When the Earth warms, the evaporation of water speeds up.  Land areas are more quickly sapped of their moisture while excess water gets sucked into the atmosphere for downpours.  Due to this dynamic, the prevailing wisdom has long been global warming should cause dry areas to get drier and wet areas wetter – a so-called DDWW theory.

Yet new research suggests the rain rich are not getting richer nor the poor poorer over most of the Earth’s land areas. At least so far.

In a new study published in Nature Geosciences, a group of scientists from Switzerland, Germany and the U.S. find no meaningful trends in combined indicators of moisture – precipitation, evapotranspiration, and potential evaporation (the examination of combined trends make the study “unique” says lead author Peter Greve) – over 75 percent of the Earth’s land surface from 1948 to 2005.

Over the remaining 25 percent of the Earth where moisture changes have been observed, the scientists say the DDWW theory only checks out half the time.  In half of the region in which there is a meaningful trend in precipitation, the opposite of what the theory DDWW predicts occurs: dry areas get wetter, and wet areas drier.

The study’s news release summarizes:

Some regions which should have become wetter according to the simple DDWW formula have actually become drier in the past – this includes parts of the Amazon, Central America, tropical Africa and Asia. On the other hand, there are dry areas that have become wetter: parts of Patagonia, central Australia and the Midwestern United States.
Nevertheless, the ‘wet gets wetter’ rule is largely confirmed for the Eastern United States, Northern Australia and northern Eurasia. ‘Dry gets drier‘ also corresponds to indications in the Sahel region, the Arabian Peninsula and parts of Central Asia and Australia.

While the DDWW theory hasn’t played out as expected over land, the study notes it has had better success over the oceans.

The study is an important reminder that due to the complexity of atmospheric circulation patterns, the behavior of precipitation is incredibly difficult to predict.

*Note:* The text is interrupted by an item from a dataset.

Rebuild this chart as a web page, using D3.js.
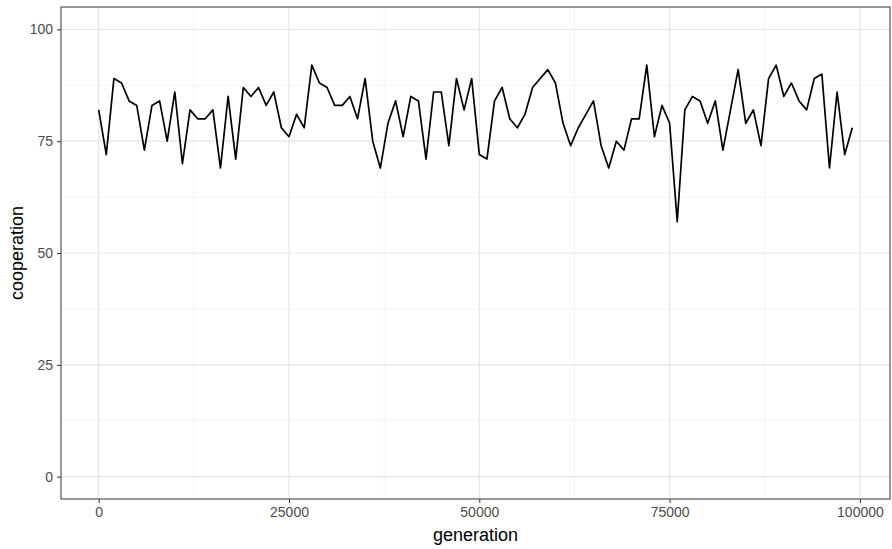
<!DOCTYPE html>
<html>
<head>
<meta charset="utf-8">
<script src="https://cdn.jsdelivr.net/npm/d3@7"></script>
<style>
  body { margin: 0; background: #fff; }
  svg text { font-family: "Liberation Sans", Arial, sans-serif; }
</style>
</head>
<body>
<svg id="chart" width="892" height="549"></svg>
<script>
// cooperation level sampled every 1000 generations
var generations = d3.range(0, 100000, 1000);
var cooperation = [
  82, 72, 89, 88, 84, 83, 73, 83, 84, 75,
  86, 70, 82, 80, 80, 82, 69, 85, 71, 87,
  85, 87, 83, 86, 78, 76, 81, 78, 92, 88,
  87, 83, 83, 85, 80, 89, 75, 69, 79, 84,
  76, 85, 84, 71, 86, 86, 74, 89, 82, 89,
  72, 71, 84, 87, 80, 78, 81, 87, 89, 91,
  88, 79, 74, 78, 81, 84, 74, 69, 75, 73,
  80, 80, 92, 76, 83, 79, 57, 82, 85, 84,
  79, 84, 73, 82, 91, 79, 82, 74, 89, 92,
  85, 88, 84, 82, 89, 90, 69, 86, 72, 78
];
var xTicks = [0, 25000, 50000, 75000, 100000];
var xMinor = [12500, 37500, 62500, 87500];
var yTicks = [0, 25, 50, 75, 100];
var yMinor = [12.5, 37.5, 62.5, 87.5];

(function () {
  var svg = d3.select('#chart');
  var pLeft = 61, pRight = 890, pTop = 7, pBottom = 499;

  // ggplot style 5% expansion around 0..99000 and 0..100
  var x = d3.scaleLinear().domain([-4950, 103950]).range([pLeft, pRight]);
  var y = d3.scaleLinear().domain([-5, 105]).range([pBottom, pTop]);

  var grid = svg.append('g');
  grid.selectAll('.xminor').data(xMinor).enter().append('line')
      .attr('x1', function (d) { return x(d); }).attr('x2', function (d) { return x(d); })
      .attr('y1', pTop).attr('y2', pBottom)
      .attr('stroke', '#ebebeb').attr('stroke-width', 0.6);
  grid.selectAll('.yminor').data(yMinor).enter().append('line')
      .attr('y1', function (d) { return y(d); }).attr('y2', function (d) { return y(d); })
      .attr('x1', pLeft).attr('x2', pRight)
      .attr('stroke', '#ebebeb').attr('stroke-width', 0.6);
  grid.selectAll('.xmajor').data(xTicks).enter().append('line')
      .attr('x1', function (d) { return x(d); }).attr('x2', function (d) { return x(d); })
      .attr('y1', pTop).attr('y2', pBottom)
      .attr('stroke', '#e6e6e6').attr('stroke-width', 1.2);
  grid.selectAll('.ymajor').data(yTicks).enter().append('line')
      .attr('y1', function (d) { return y(d); }).attr('y2', function (d) { return y(d); })
      .attr('x1', pLeft).attr('x2', pRight)
      .attr('stroke', '#e6e6e6').attr('stroke-width', 1.2);

  var line = d3.line()
      .x(function (d, i) { return x(generations[i]); })
      .y(function (d) { return y(d); });

  svg.append('path')
      .datum(cooperation)
      .attr('d', line)
      .attr('fill', 'none')
      .attr('stroke', '#000')
      .attr('stroke-width', 1.7)
      .attr('stroke-linejoin', 'round');

  svg.append('rect')
      .attr('x', pLeft).attr('y', pTop)
      .attr('width', pRight - pLeft).attr('height', pBottom - pTop)
      .attr('fill', 'none').attr('stroke', '#333').attr('stroke-width', 1);

  var xAxis = d3.axisBottom(x).tickValues(xTicks).tickSize(4).tickPadding(4).tickFormat(d3.format('d'));
  var yAxis = d3.axisLeft(y).tickValues(yTicks).tickSize(4).tickPadding(4);

  var gx = svg.append('g').attr('transform', 'translate(0,' + pBottom + ')').call(xAxis);
  var gy = svg.append('g').attr('transform', 'translate(' + pLeft + ',0)').call(yAxis);
  [gx, gy].forEach(function (g) {
    g.select('.domain').remove();
    g.selectAll('.tick line').attr('stroke', '#333').attr('stroke-width', 1);
    g.selectAll('.tick text').attr('fill', '#4d4d4d').style('font-size', '14px');
  });

  svg.append('text')
      .attr('x', (pLeft + pRight) / 2).attr('y', 541)
      .attr('text-anchor', 'middle')
      .style('font-size', '18px')
      .text('generation');

  svg.append('text')
      .attr('transform', 'translate(23,' + ((pTop + pBottom) / 2) + ') rotate(-90)')
      .attr('text-anchor', 'middle')
      .style('font-size', '18px')
      .text('cooperation');
})();
</script>
</body>
</html>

“We conclude that aridity changes over land, where the potential for direct socio-economic consequences is highest, have not followed a simple intensification of existing patterns,” the study’s abstract states.

Link: Study: Global warming to heighten risk of Southwestern megadroughts

Although the DDWW theory may represent an oversimplication (to date, over land areas), it doesn’t change the overall expectation for greater precipitation extremes as the Earth warms.

A January 2014 study from the Journal Nature explains the rationale for projections for increased drought:

Climate change is adding heat to the climate system and on land much of that heat goes into drying. A natural drought should therefore set in quicker, become more intense, and may last longer. Droughts may be more extensive as a result. Indeed, human-induced warming effects accumulate on land during periods of drought because the ‘air conditioning effects’ of water are absent. Climate change may not manufacture droughts, but it could exacerbate them and it will probably expand their domain in the subtropical dry zone.

Whether or not drought has already increased is controversial, at least on the global scale.

While a global drought signal isn’t entirely clear, heavy precipitation events have shown an increase. Per the 2014 U.S. National Climate Assessment:

Warmer air can contain more water vapor than cooler air. Global analyses show that the amount of water vapor in the atmosphere has in fact increased due to human-caused warming… This extra moisture is available to storm systems, resulting in heavier rainfalls.

A 2013 study in the Journal of Climate states: “[A] picture of a world with intensifying heavy precipitation events over the majority of land seems confirmed by CMIP5 model projections for the end of the twenty-first century.”